### Problem statement
From the records, pick out and copy each line containing "that".

━━━ Excerpted records

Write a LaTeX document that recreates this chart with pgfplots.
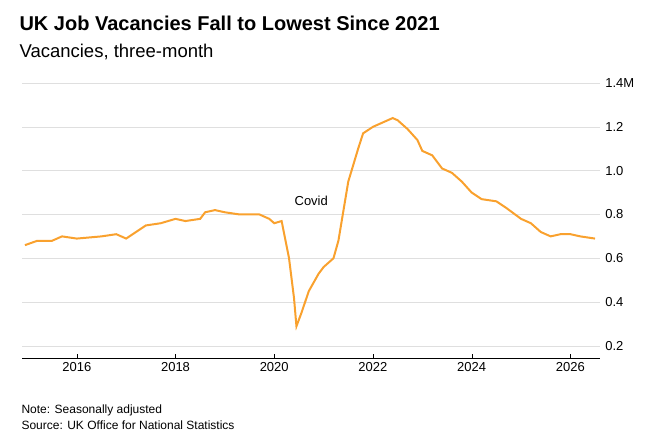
\documentclass[border=0pt]{standalone}
\usepackage{pgfplots}
\pgfplotsset{compat=1.18}
\usepackage{fontspec}
\setmainfont{Liberation Sans}
\definecolor{org}{HTML}{F9A12E}
\begin{document}
\begin{tikzpicture}
\path (0pt,0pt) rectangle (652pt,441pt);
\node[anchor=west,font=\bfseries\fontsize{20}{24}\selectfont] at (16pt,418pt) {UK Job Vacancies Fall to Lowest Since 2021};
\node[anchor=west,font=\fontsize{18.5}{22}\selectfont] at (16pt,389pt) {Vacancies, three-month};
\node[anchor=west,font=\fontsize{12}{14}\selectfont] at (18pt,31pt) {Note: Seasonally adjusted};
\node[anchor=west,font=\fontsize{12}{14}\selectfont] at (18pt,16pt) {Source: UK Office for National Statistics};
\begin{axis}[at={(22pt,83pt)},anchor=south west,scale only axis,width=578pt,height=275pt,
 xmin=2014.89,xmax=2026.6,ymin=0.145,ymax=1.4,
 axis y line*=right, axis x line*=bottom, y axis line style={draw=none},
 ytick={0.2,0.4,0.6,0.8,1.0,1.2,1.4},
 yticklabels={0.2,0.4,0.6,0.8,1.0,1.2,1.4\rlap{M}},
 yticklabel style={anchor=east,xshift=27pt,font=\fontsize{13}{15}\selectfont},
 ymajorgrids, grid style={gray!25},
 xtick={2016,2018,2020,2022,2024,2026},
 xticklabel style={font=\fontsize{13}{15}\selectfont,/pgf/number format/1000 sep={}},
 /pgf/number format/assume math mode=true,
 major tick length=4pt, tick style={black}, ytick style={draw=none},
 x tick label style={yshift=-1pt}, clip=false]
\addplot[org,line width=2pt] coordinates {
(2014.95,0.66)(2015.2,0.68)(2015.5,0.68)(2015.7,0.70)(2016,0.69)(2016.5,0.70)(2016.8,0.71)(2017.0,0.69)(2017.2,0.72)(2017.4,0.75)(2017.7,0.76)(2018.0,0.78)(2018.2,0.77)(2018.5,0.78)(2018.6,0.81)(2018.8,0.82)(2019.0,0.81)(2019.3,0.80)(2019.7,0.80)(2019.9,0.78)(2020.0,0.76)(2020.15,0.77)(2020.3,0.60)(2020.4,0.42)(2020.45,0.29)(2020.55,0.35)(2020.7,0.45)(2020.9,0.53)(2021.0,0.56)(2021.2,0.60)(2021.3,0.68)(2021.5,0.95)(2021.7,1.10)(2021.8,1.17)(2022.0,1.20)(2022.2,1.22)(2022.4,1.24)(2022.5,1.23)(2022.7,1.19)(2022.9,1.14)(2023.0,1.09)(2023.2,1.07)(2023.4,1.01)(2023.6,0.99)(2023.8,0.95)(2024.0,0.90)(2024.2,0.87)(2024.5,0.86)(2024.7,0.83)(2025.0,0.78)(2025.2,0.76)(2025.4,0.72)(2025.6,0.70)(2025.8,0.71)(2026.0,0.71)(2026.2,0.70)(2026.5,0.69)};
\node[font=\fontsize{13}{15}\selectfont] at (axis cs:2020.75,0.86) {Covid};
\end{axis}
\end{tikzpicture}
\end{document}
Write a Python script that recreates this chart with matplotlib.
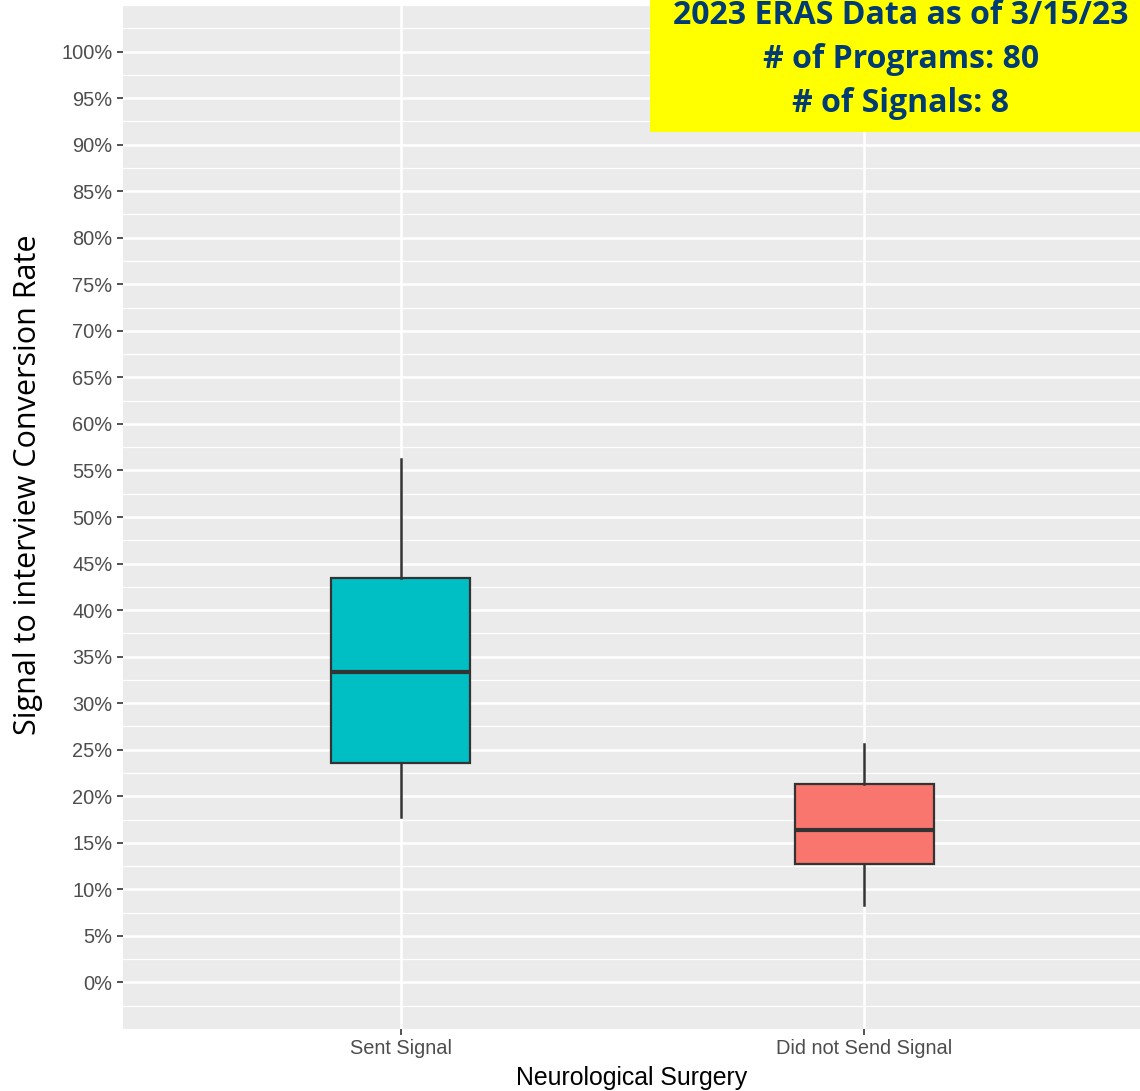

━━━━━━

### In response
Write a LaTeX document that recreates this chart with pgfplots.
Write a Python script that recreates this chart with matplotlib.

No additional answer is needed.